We have found no record of what Dr. Hardy said that day. But no matter what he said in 1916, I believe it is important today for me to speak in favor of moving the statue to a different location than the Bell County Courthouse.
I’ve visited with some of my Black brothers and sisters about their thoughts on the statue. I’d like to share some of their remarks. “The statue is a constant reminder of a past where we were considered second-class citizens, which affects how we feel about ourselves even today. It’s a reminder of the hardship and abuse our ancestors had to endure just to survive from day to day. It’s a reminder that as Black people we were always made to feel ‘less than,’ that we could never be considered equals simply because of the color of our skin, and that our lives just did not matter.” After listening to my friends, I understood their perspectives on the statue.
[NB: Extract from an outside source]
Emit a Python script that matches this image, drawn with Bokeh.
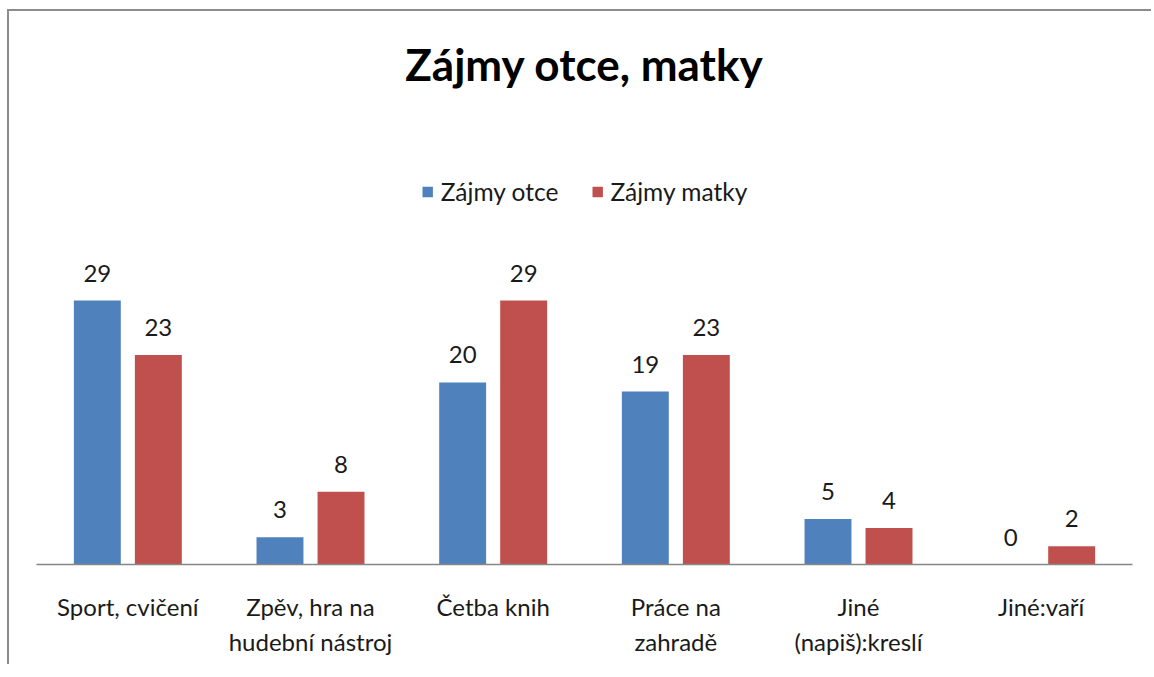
from bokeh.plotting import figure
from bokeh.models import ColumnDataSource, FactorRange, Range1d, Legend, LegendItem, LabelSet
from bokeh.core.properties import value
from bokeh.transform import dodge
from bokeh.embed import file_html
from bokeh.resources import INLINE

categories = ["Sport, cvičení", "Zpěv, hra na\nhudební nástroj", "Četba knih",
              "Práce na\nzahradě", "Jiné\n(napiš):kreslí", "Jiné:vaří"]
otec = [29, 3, 20, 19, 5, 0]
matka = [23, 8, 29, 23, 4, 2]
series_names = ["Zájmy otce", "Zájmy matky"]
colors = ["#4F81BD", "#C0504D"]

FONT = "Lato"
FS = "24px"

src = ColumnDataSource(dict(cat=categories, otec=otec, matka=matka,
                            otec_t=[str(v) for v in otec],
                            matka_t=[str(v) for v in matka]))

p = figure(x_range=FactorRange(*categories, range_padding=0),
           y_range=Range1d(0, 50.86),
           width=1144, height=655, output_backend="svg", toolbar_location=None,
           min_border_left=27, min_border_right=21, min_border_bottom=102, min_border_top=90)
p.styles = {"border-top": "2px solid #8c8c8c", "border-left": "2px solid #8c8c8c",
            "margin-top": "9px", "margin-left": "7px"}

p.title.text = "Zájmy otce, matky"
p.title.align = "center"
p.title.text_font = FONT
p.title.text_font_size = "44px"
p.title.text_font_style = "bold"
p.title.text_color = "#000000"
p.title.standoff = 24

off = 0.167
w = 0.257
r1 = p.vbar(x=dodge("cat", -off, range=p.x_range), top="otec", width=w, bottom=0,
            source=src, fill_color=colors[0], line_color=None)
r2 = p.vbar(x=dodge("cat", off, range=p.x_range), top="matka", width=w, bottom=0,
            source=src, fill_color=colors[1], line_color=None)

for col, dx in (("otec", -off), ("matka", off)):
    p.add_layout(LabelSet(x=dodge("cat", dx, range=p.x_range), y=col, text=col + "_t",
                          source=src, text_align="center", text_baseline="alphabetic",
                          y_offset=19, text_font=value(FONT), text_font_size=value(FS),
                          text_color="#1a1a1a"))

legend = Legend(items=[LegendItem(label=series_names[0], renderers=[r1]),
                       LegendItem(label=series_names[1], renderers=[r2])],
                location="top_center", orientation="horizontal",
                glyph_width=13, glyph_height=13, label_standoff=7, spacing=32,
                label_text_font=FONT, label_text_font_size="24.5px", label_text_color="#1a1a1a",
                label_height=25, padding=0, margin=76,
                border_line_color=None, background_fill_alpha=0)
p.add_layout(legend, "center")

p.yaxis.visible = False
p.xgrid.visible = False
p.ygrid.visible = False
p.outline_line_color = None
p.xaxis.axis_line_color = "#868686"
p.xaxis.axis_line_width = 1.5
p.xaxis.major_tick_line_color = None
p.xaxis.minor_tick_line_color = None
p.xaxis.major_label_text_font = FONT
p.xaxis.major_label_text_font_size = FS
p.xaxis.major_label_text_color = "#1a1a1a"
p.xaxis.major_label_standoff = 21
p.xaxis.major_label_text_line_height = 1.22

open("out.html", "w").write(file_html(p, INLINE))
If the statue is relocated, it will not erase the tragedy of the Civil War or the evil consequences of slavery in our country. But perhaps if it is removed from the front of a building that represents justice and equality, it can become a learning tool that reminds us of the tragic impact that racism has made on so many people’s lives.
There is never a justification for any form of racism to be tolerated. As a Christian university, we believe that this is a heart problem, and that the most effective ways to change hearts are through education and the work of the Holy Spirit. At Mary Hardin-Baylor, we are dedicated to providing opportunities for our students to experience both.
This does not mean that our school is above reproach regarding racism. The history of our university includes examples that we now find to be reprehensible. While we are grateful that the founders of our institution worked with conviction to establish the first Baptist university in Texas, they also were owners of enslaved people. The same was true for some of the university’s other early leaders. Although the university’s archives have little information about it, in 1920 there was a campus club associated with the KKK. Thankfully, it lasted only one year. Our yearbooks contain instances of blackface and Southern-themed skits which remain sad reminders of ignorance and racial insensitivity. Even today, we still have much work to do.